## YOUR OBJECTIVE
Gather each line containing the string "matplotlib" from these entries.

· · · ·

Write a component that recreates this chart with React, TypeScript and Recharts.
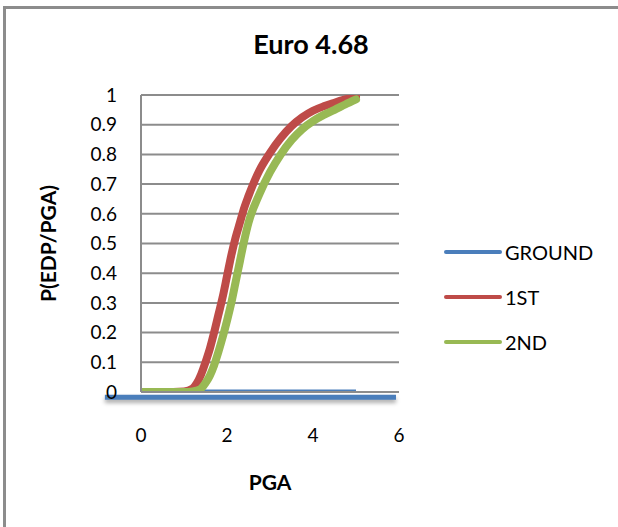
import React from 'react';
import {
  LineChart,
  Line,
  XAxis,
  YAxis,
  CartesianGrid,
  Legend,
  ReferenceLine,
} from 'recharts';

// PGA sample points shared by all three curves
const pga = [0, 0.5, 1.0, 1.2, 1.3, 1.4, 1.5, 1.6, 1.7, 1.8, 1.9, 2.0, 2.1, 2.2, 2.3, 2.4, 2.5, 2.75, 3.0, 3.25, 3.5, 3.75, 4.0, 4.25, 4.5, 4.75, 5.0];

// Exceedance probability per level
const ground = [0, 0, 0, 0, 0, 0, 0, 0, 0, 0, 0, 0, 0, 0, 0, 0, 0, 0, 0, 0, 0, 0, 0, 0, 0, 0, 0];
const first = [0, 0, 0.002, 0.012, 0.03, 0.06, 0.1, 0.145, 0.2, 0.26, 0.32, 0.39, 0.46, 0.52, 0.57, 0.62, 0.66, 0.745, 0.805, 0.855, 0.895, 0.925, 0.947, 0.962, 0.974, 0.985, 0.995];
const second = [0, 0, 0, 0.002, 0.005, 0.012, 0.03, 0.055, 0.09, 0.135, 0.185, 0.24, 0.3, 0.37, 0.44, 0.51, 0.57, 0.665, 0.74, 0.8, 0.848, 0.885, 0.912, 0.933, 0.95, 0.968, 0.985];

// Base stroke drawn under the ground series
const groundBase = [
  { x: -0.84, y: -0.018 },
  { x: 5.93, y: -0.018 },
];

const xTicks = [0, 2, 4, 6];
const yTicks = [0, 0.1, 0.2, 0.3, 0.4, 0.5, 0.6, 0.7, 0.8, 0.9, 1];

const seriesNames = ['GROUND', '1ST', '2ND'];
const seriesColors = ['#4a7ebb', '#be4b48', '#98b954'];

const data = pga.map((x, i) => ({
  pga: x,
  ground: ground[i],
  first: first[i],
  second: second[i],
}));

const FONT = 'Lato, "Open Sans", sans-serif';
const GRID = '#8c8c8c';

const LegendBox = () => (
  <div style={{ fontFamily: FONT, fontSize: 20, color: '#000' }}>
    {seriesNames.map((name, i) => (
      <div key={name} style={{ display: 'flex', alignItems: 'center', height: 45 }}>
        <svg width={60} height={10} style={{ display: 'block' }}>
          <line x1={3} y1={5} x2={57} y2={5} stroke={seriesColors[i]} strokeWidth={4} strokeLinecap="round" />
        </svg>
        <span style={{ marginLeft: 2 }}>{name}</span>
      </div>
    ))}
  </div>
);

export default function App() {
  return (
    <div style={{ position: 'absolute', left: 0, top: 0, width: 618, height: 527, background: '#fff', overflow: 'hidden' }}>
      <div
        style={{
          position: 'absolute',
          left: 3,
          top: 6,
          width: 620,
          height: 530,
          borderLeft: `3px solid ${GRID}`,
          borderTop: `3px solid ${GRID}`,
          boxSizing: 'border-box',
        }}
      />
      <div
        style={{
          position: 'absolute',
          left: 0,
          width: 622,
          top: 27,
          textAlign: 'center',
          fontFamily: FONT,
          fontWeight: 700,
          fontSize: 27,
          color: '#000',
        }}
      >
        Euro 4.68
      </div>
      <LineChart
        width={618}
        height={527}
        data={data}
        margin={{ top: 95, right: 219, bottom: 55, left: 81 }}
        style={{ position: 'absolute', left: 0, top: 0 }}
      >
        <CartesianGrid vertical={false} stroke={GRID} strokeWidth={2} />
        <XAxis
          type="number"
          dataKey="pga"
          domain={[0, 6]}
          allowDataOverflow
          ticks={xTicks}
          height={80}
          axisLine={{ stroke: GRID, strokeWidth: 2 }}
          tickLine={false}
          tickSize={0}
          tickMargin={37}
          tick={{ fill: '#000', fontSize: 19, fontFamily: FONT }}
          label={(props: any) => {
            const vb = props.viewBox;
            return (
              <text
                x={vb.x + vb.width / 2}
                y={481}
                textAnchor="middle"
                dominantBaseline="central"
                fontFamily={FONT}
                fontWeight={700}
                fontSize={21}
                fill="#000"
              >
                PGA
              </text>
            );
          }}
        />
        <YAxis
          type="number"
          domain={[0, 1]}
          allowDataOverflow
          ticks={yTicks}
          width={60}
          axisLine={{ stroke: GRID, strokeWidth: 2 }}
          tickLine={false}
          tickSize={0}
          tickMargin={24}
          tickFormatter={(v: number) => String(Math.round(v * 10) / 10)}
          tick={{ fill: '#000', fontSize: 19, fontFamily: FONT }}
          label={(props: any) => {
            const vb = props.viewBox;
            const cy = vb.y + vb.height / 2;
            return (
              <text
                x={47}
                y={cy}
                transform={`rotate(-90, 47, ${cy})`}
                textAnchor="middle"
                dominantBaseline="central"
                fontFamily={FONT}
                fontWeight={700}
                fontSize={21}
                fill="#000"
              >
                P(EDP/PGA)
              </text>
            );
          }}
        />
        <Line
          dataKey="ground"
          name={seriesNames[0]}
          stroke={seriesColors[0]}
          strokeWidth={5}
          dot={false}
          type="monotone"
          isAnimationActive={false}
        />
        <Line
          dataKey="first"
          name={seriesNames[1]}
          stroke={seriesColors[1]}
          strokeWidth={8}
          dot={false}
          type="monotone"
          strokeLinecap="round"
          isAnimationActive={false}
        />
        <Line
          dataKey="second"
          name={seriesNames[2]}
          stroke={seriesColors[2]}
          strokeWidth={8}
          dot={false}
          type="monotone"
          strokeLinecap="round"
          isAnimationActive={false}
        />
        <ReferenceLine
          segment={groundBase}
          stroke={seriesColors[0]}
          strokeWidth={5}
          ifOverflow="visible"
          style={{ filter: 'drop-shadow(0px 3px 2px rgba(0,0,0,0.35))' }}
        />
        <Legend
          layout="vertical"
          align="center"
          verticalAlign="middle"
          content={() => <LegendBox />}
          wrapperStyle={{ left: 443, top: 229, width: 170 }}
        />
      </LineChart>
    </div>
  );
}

· · · ·

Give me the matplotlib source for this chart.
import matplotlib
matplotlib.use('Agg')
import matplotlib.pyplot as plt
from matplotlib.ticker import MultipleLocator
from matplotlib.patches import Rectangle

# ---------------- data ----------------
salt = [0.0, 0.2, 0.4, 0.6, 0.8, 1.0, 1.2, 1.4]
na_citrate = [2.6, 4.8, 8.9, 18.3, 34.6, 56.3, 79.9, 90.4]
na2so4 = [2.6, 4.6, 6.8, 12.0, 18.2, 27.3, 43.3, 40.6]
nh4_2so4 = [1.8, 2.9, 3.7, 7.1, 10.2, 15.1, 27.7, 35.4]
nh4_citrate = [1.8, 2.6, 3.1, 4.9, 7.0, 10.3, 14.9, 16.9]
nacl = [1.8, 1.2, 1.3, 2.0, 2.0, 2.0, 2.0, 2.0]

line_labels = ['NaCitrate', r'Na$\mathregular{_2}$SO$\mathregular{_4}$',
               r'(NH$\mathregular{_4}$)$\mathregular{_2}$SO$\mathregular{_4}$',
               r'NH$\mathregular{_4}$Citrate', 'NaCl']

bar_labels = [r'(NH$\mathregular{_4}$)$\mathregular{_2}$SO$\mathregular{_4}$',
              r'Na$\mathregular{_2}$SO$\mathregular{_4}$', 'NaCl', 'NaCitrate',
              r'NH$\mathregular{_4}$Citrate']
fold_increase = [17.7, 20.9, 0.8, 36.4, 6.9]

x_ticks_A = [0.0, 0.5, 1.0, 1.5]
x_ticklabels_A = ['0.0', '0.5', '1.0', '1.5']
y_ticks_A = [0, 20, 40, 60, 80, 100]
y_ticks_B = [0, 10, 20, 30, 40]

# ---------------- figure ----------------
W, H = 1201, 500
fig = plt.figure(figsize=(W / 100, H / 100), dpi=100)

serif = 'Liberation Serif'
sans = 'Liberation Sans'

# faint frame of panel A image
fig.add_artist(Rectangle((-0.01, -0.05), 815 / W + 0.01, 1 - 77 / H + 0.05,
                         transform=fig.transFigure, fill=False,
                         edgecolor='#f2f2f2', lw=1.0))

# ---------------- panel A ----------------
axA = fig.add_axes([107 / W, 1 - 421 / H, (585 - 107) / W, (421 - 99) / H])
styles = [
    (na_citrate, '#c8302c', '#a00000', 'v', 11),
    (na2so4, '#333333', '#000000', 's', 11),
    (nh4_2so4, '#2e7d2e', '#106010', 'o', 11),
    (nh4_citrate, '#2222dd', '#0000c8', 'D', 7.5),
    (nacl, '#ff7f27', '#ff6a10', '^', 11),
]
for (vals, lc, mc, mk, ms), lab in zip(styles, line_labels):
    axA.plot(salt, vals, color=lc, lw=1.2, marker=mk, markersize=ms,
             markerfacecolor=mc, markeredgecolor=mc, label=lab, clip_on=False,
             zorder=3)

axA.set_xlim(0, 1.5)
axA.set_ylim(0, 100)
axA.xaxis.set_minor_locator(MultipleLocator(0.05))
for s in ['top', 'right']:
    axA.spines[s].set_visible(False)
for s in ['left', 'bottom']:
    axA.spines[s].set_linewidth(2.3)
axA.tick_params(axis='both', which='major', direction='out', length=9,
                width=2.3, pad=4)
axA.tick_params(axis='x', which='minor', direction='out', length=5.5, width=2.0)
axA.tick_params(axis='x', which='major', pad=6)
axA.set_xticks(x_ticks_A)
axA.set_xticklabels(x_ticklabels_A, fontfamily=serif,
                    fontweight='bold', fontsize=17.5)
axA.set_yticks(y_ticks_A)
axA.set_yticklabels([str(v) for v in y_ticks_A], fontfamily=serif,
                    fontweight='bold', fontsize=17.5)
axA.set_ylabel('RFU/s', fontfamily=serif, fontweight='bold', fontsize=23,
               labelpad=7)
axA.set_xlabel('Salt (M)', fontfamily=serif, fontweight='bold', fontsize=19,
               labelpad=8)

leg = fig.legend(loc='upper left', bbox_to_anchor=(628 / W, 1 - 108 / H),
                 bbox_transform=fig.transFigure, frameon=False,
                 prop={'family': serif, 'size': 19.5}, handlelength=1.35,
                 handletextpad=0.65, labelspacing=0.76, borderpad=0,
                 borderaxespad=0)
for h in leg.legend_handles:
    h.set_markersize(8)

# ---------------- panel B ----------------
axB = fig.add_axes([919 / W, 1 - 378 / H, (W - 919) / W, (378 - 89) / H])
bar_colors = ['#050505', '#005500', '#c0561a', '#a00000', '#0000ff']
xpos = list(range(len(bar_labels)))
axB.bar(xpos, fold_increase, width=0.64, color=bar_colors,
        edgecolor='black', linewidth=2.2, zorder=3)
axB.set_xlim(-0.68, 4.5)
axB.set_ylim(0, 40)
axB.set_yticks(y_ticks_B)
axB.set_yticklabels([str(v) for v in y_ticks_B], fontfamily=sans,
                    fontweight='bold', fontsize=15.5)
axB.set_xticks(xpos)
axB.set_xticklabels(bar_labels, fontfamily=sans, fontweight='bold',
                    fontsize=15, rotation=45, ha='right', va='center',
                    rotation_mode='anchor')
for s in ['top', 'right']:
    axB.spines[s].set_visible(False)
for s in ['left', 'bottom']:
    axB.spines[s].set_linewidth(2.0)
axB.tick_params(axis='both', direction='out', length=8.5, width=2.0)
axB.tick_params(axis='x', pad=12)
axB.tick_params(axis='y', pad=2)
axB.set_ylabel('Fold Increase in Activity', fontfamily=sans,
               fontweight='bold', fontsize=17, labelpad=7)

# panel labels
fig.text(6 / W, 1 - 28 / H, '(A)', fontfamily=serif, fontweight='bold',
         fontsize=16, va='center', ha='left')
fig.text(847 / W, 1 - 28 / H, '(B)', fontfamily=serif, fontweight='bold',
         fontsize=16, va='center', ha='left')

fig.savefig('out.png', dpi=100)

· · · ·

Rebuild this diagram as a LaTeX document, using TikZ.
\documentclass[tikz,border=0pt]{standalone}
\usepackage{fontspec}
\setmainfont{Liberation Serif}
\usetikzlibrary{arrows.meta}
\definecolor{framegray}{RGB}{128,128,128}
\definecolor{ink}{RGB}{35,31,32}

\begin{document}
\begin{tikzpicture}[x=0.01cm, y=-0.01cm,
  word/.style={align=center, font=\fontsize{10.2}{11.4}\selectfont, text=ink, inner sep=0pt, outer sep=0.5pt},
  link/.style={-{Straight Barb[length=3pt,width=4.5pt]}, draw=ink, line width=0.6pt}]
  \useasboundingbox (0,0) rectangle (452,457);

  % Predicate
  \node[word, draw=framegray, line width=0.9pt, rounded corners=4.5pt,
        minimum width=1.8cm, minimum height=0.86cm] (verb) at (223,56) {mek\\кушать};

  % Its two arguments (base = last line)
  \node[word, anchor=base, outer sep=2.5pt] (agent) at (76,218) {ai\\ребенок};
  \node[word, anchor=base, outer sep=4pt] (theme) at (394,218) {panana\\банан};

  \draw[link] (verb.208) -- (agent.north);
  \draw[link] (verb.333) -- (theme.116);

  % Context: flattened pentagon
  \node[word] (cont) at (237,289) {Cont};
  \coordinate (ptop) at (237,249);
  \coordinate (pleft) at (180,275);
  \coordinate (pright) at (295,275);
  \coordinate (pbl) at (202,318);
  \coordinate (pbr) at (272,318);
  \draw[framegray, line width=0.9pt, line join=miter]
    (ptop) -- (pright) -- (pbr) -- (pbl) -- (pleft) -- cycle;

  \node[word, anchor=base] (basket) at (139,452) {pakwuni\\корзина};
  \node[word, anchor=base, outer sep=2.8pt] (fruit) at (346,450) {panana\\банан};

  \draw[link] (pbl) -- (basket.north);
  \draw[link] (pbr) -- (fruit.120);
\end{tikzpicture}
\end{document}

· · · ·

## RESULT OF THE TASK
Give me the matplotlib source for this chart.
import matplotlib
matplotlib.use('Agg')
import matplotlib.pyplot as plt
from matplotlib.ticker import MultipleLocator
from matplotlib.patches import Rectangle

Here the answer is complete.